**Aim**
Here is the task for the listing below: output exactly the lines from the one containing "Reproduce this chart" through the one containing "const plotTop = 14;", and leave out the pictures.

**Rows**
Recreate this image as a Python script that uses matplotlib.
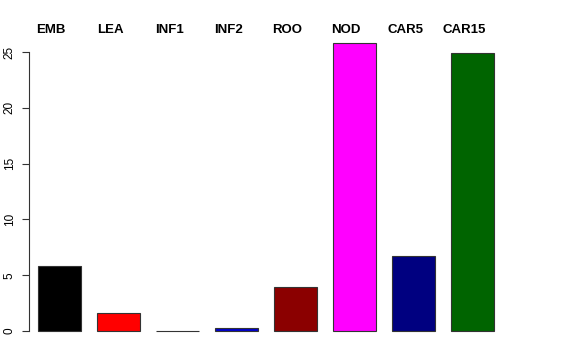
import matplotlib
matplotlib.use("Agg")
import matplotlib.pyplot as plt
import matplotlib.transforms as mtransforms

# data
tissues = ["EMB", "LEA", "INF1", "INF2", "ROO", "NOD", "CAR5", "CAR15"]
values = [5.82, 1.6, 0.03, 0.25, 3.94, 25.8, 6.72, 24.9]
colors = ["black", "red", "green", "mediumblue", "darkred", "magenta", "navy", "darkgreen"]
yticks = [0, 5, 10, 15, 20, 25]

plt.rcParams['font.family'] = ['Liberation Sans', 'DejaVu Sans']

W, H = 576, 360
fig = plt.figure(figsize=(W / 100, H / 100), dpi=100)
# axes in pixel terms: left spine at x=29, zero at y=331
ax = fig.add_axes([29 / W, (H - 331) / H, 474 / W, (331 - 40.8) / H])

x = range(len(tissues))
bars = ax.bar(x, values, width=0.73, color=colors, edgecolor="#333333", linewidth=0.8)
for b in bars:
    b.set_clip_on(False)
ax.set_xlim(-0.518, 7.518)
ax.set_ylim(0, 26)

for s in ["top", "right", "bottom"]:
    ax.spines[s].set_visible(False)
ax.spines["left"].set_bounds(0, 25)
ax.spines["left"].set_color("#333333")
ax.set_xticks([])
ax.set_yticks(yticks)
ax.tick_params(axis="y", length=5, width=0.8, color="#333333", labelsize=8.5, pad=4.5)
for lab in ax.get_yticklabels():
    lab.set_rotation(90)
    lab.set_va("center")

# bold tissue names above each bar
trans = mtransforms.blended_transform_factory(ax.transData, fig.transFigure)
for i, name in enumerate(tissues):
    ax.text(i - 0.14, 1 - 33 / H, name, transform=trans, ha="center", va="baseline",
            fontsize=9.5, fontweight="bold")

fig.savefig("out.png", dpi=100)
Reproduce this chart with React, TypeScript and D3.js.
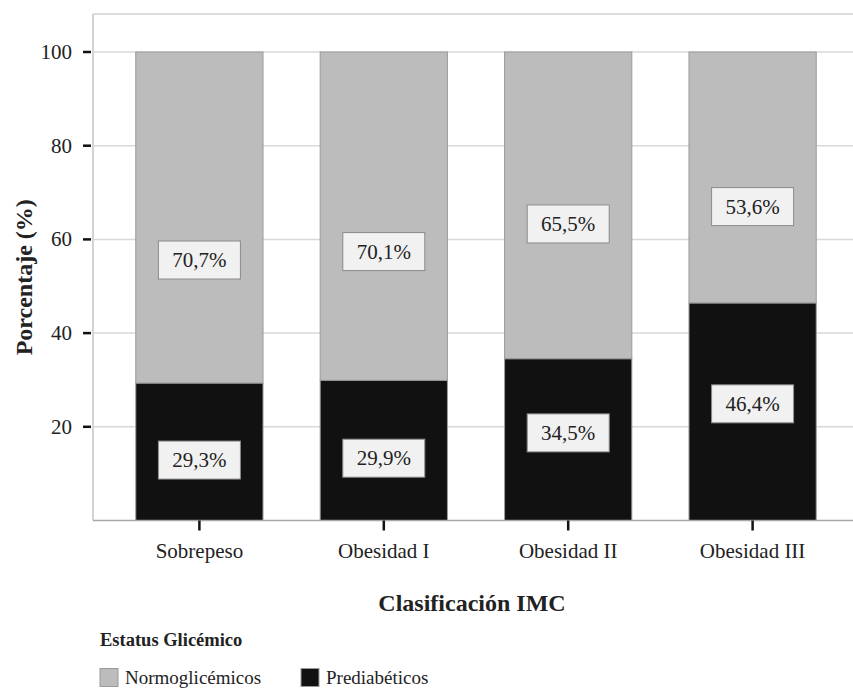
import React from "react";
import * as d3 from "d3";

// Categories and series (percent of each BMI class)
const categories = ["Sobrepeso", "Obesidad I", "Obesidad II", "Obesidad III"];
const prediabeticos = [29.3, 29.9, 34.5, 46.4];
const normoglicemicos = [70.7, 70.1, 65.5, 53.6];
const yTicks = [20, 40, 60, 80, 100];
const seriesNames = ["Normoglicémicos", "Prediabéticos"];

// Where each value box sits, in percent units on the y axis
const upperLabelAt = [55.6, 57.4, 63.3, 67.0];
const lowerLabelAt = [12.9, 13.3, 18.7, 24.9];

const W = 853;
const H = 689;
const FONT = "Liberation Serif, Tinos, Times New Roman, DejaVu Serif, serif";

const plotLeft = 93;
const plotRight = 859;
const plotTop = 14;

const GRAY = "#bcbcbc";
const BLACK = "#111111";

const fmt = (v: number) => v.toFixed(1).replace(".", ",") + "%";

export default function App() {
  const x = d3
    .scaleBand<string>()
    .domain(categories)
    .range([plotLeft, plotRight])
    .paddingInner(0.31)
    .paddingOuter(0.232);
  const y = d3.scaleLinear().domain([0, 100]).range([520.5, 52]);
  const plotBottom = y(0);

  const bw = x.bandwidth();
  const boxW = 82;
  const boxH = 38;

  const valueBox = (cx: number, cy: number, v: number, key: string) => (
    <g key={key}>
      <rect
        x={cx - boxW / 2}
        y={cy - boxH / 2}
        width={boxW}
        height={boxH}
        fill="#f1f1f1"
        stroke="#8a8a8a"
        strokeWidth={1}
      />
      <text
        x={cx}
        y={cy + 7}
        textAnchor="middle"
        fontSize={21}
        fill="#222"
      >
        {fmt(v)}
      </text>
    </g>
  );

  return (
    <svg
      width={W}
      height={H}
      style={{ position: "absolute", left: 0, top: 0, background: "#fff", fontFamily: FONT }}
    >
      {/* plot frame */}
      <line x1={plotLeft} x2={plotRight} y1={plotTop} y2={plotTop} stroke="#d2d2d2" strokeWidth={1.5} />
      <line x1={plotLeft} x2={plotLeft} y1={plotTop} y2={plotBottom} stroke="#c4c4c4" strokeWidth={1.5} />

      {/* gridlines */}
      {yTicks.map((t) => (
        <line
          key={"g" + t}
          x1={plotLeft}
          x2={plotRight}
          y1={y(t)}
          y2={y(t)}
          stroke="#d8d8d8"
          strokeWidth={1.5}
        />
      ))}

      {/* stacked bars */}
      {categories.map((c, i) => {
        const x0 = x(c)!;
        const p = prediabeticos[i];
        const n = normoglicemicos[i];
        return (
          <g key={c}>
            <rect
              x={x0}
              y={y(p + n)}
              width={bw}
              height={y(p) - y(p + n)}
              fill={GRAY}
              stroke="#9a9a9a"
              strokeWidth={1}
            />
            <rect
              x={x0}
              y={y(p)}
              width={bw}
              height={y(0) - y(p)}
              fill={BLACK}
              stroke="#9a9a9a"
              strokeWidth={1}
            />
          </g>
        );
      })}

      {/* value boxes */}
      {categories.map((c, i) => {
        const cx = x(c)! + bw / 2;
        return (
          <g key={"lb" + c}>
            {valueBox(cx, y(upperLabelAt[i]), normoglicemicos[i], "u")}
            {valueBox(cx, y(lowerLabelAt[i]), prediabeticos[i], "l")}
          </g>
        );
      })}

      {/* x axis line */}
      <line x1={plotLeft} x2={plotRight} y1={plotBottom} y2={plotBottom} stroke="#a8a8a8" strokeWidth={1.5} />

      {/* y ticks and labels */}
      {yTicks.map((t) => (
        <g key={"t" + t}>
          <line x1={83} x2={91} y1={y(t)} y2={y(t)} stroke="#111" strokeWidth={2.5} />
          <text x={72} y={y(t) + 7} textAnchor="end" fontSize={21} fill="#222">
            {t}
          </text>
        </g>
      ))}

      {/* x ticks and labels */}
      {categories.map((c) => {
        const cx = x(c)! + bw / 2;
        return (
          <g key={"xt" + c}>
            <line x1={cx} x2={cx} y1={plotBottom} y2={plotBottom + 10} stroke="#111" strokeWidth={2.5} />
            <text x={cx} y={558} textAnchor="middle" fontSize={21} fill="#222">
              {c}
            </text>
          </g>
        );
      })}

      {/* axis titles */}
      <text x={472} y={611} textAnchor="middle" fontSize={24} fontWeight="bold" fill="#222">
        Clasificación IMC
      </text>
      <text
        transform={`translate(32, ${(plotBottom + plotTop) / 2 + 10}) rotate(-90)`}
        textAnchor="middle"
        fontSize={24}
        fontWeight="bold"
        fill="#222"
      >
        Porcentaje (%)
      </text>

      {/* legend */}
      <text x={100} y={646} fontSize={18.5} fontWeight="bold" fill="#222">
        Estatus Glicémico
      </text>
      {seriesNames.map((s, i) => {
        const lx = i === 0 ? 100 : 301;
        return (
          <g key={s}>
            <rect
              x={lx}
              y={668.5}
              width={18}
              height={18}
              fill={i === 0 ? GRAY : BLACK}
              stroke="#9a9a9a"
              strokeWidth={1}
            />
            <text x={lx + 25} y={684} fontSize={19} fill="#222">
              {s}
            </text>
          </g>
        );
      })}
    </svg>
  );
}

**Solution for this task**
Reproduce this chart with React, TypeScript and D3.js.
import React from "react";
import * as d3 from "d3";

// Categories and series (percent of each BMI class)
const categories = ["Sobrepeso", "Obesidad I", "Obesidad II", "Obesidad III"];
const prediabeticos = [29.3, 29.9, 34.5, 46.4];
const normoglicemicos = [70.7, 70.1, 65.5, 53.6];
const yTicks = [20, 40, 60, 80, 100];
const seriesNames = ["Normoglicémicos", "Prediabéticos"];

// Where each value box sits, in percent units on the y axis
const upperLabelAt = [55.6, 57.4, 63.3, 67.0];
const lowerLabelAt = [12.9, 13.3, 18.7, 24.9];

const W = 853;
const H = 689;
const FONT = "Liberation Serif, Tinos, Times New Roman, DejaVu Serif, serif";

const plotLeft = 93;
const plotRight = 859;
const plotTop = 14;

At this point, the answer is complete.